Wednesday, November 7, 2012

Another look at the S+P 500: great caution is advised.

In a recent post I suggested that the S+P 500 is looking ready to roll over.  I want to follow up on that post briefly again today.  In short, the S+P 500 chart is looking more and more like the expected massive Elliott "C" wave has played out as an ending diagonal and that the top is in.
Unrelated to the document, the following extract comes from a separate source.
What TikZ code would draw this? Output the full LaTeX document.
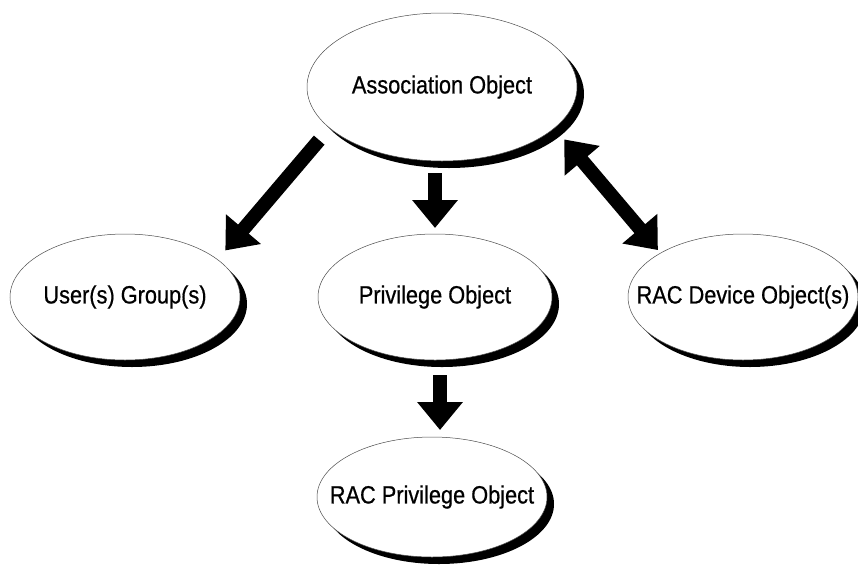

I like this EW interpretation/modeling of the chart because:
  • It shows a clear A-B-C retracement (see chart markers labled in red) in line with Elliott wave guidelines.
  • The C wave was clearly the strongest wave, again in line with EW rules.  Note: measure this from red B to red C to really understand how strong the "C" wave was relative to the "A" wave (red A).
  • The ending diagonal is very well formed, textbook even, with a throwover on the 5th wave of the formation (designated blue "e" below).
  • The overall formation forms a massive double top, at least to date, which indicates that despite all of the new money printing Bernanke has done that markets have run out of animal spirits.  In other words, it appears right now that the smart money does not think Bernanke can pump the Ponzi any higher.
Again, if Bernanke could just convince his Wall St pals to pump the charts to a higher high than was seen in 2007 then he could make a lot of people (and trading computers) believe that there is more easy money to be won.  He is so close right now that failing to do it will indicate that he has completely run out of steam, ammo and influence.  I am 1,000% sure that before this crisis is done playing out that people will spit when they hear Bernanke's name.  He will become utterly reviled as the destroyer of fortunes if not as the destroyer of nations.  Yes, that's how bad the damage is that he has done even if few people have the eyes to perceive it at present.  1 week before Madoff was exposed nobody would have dared to call him a thief and a liar and a dirty con man but he was and is all of those things.  Bernanke is Madoff but turbo charged and running on pure nitrous oxide.  Now that his protector Obama is re-elected, Bernanke will be faced with very hard choices: stay the QE course and ruin the dollar (and the whole federal reserve system) or start letting the bankruptcies and job losses happen and eventually let the Ponzi cards fall as they should have been allowed to a long time ago.  I think he will choose the latter and that his goal will be to crash the airplane as softly as possible.  A soft landing is now impossible.  The measure of success at this point is how few people literally die in the crash.

Watch for a break down below the lower green support line, especially one that occurs on volume and "with gusto" (i.e. with gap downs, etc.).  That will be the likely signal that the herd is starting to panic out of these significantly overvalued markets.